I implied last week when I did a post on the three-hour movie The Sand Pebbles that for me there's a running time beyond which most movies could probably stand some editing down; for me that point is usually about two and a half hours. It's something I was thinking of again as I finally got around to watching The Life and Death of Colonel Blimp.
The movie starts off at the height of World War II in the UK. The Home Guards are doing training exercises, with the "war" they're going to fight set to start at midnight. However, the young commander suggests that since this is supposed to be as realistic as feasible, and the enemy doesn't hold to a set of gentlemanly rules of war, why should they? Therefore, the war will start early and they'll have the element of surprise in capturing the enemy commander.
That commander is General Wynne-Candy (Roger Livesey), who lives in one of those gentlemen's clubs that populated movies of the 1930s where men could go to spend the night if they've ticked off their wife or if they've gotten too drunk to make it home without creating a scene or somesuch. He's in the Turkish baths, unaware that he's about to be captured. But when he does get captured, it makes him think back on the last 40 years of his life....
In 1902, the much lower-ranking Candy, having recently returned from the Boer War where he earned a Victoria Cross, hears from an Englishwoman living in Berlin that the Germans are using him as propaganda to put out a bunch of lies about the way the British are treating the Boers in South Africa. So he proposes that he should go to Berlin and tell the Germans the truth. Not that they'll listen, of course. And not that his commanders think this is a good idea for his career.

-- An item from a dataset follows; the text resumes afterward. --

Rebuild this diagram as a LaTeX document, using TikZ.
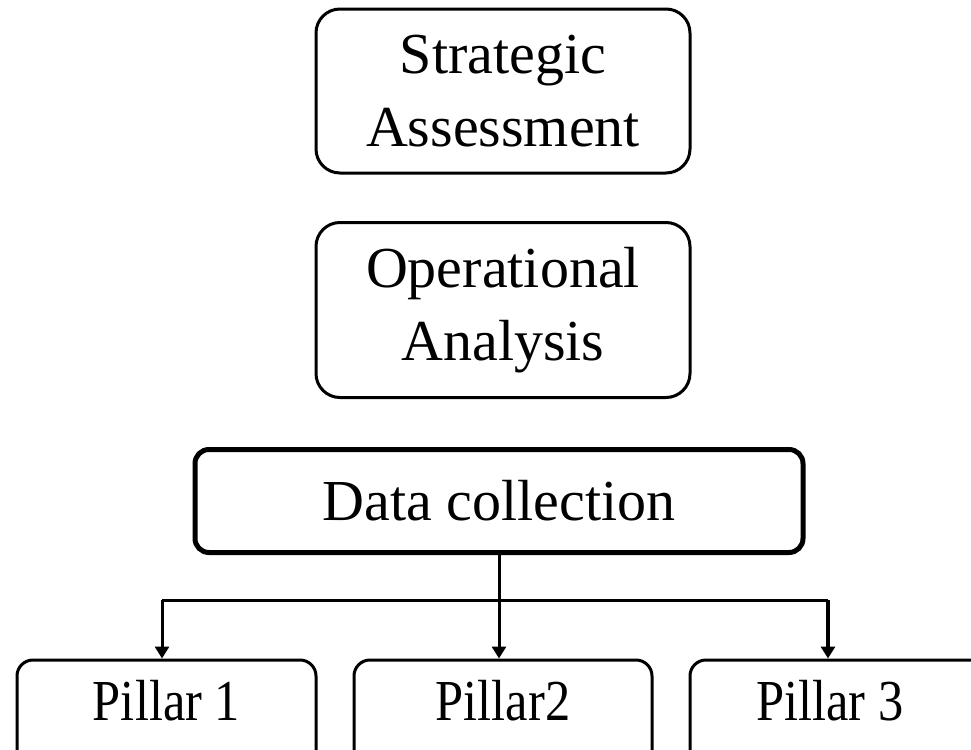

So he goes off to Berlin to meet that woman, Edith Hunter (Deborah Kerr). He falls in love with her, but also falling in love with her is a German officer, Theo Kretschmar Schuldorff (Anton Walbrook). Candy's comments cause all sorts of controversy which eventually leads to Candy being challenged by a duel, where he fights Theo. The duel is inconclusive as they both wind up with scars from which they need to convalesce, although they also wind up about as good friends as possible for people who don't really speak each other's language.
Fast forward to 1914, and the start of the Great War, said fast-forward being done with a montage of hunting trophies. Candy goes back into service and winds up in France in 1918, where the troops under his command have taken some Germans prisoner. Candy has reason to believe Theo is among them, and sure enough Theo does wind up a POW in England, only heading back to Germany in 1919. But more importantly, Candy is trying to get back to England on leave. His attempts to get a train bring him into contact with one of the English nurses, Barbara Wynne, who looks amazingly like Edith Hunter from Berlin all those years ago, which is unsurprising considering Barbara is played by Deborah Kerr as well. As you can guess from Livesey's character being named Wynne-Candy in the opening scene, Candy and Barbara get married.
It's not exactly a happy marriage, at least in the sense that they don't live happily ever after as Barbara dies tragically young. This leads Candy to do a lot more hunting, until the start of World War II. He's old by this point, and the Army would like to pension him off, although as a VC winner he's got enough clout to make that a problem for the younger command, which is why they put him in charge of the Home Guards instead. He gets an army driver in the form of Angela, nicknamed "Johnny", who reminds him of Barbara and Edith, which is again unsurprising since Angela too is played by Deborah Kerr.
The Life and Death of Colonel Blimp is one of those movies that's well-acted and competently made, and looks lovely in Technicolor, but man does it seem slow. That's not much of a surprise since the movie runs 163 minutes. Director Michael Powell was trying to make a statement about a certain type of Briton -- at least in the eyes of Prime Minister Winston Churchill, who wanted to ban the movie. Blimp, to me at least, represents the sort of old-fashioned colonial soldier we saw from C. Aubrey Smith in The Four Feathers, or the older generation getting pushed aside 15 years later in I'm Alright Jack, people who thought they'd win the war by being gentlemanly, as Candy himself says about the first World War.
I happen to know any number of Brits who take the relatively tedious to me attitude that if Johnny Foreigner does it one way, that way must be automatically wrong. But the people who take the diametrically opposed view that if John Bull does it one way, that way must be old-fashioned and wrong always come across as equally tedious to me. And that second sort of tedium really does bubble to the surface at times.
Still, the acting performances in The Life and Death of Colonel Blimp are definitely to be recommended. It's just that if I were going to recommend Michael Powell movies to people who don't know much (if anything) about him, there are other movies I'd pick first.
1 comment:
I have this film on DVD as it's one of 4 from the Criterion Collection by Powell/Pressburger that I have right now. This was a great film as I just love the look of it but also the ideas of combat and how it used to be in terms of honor.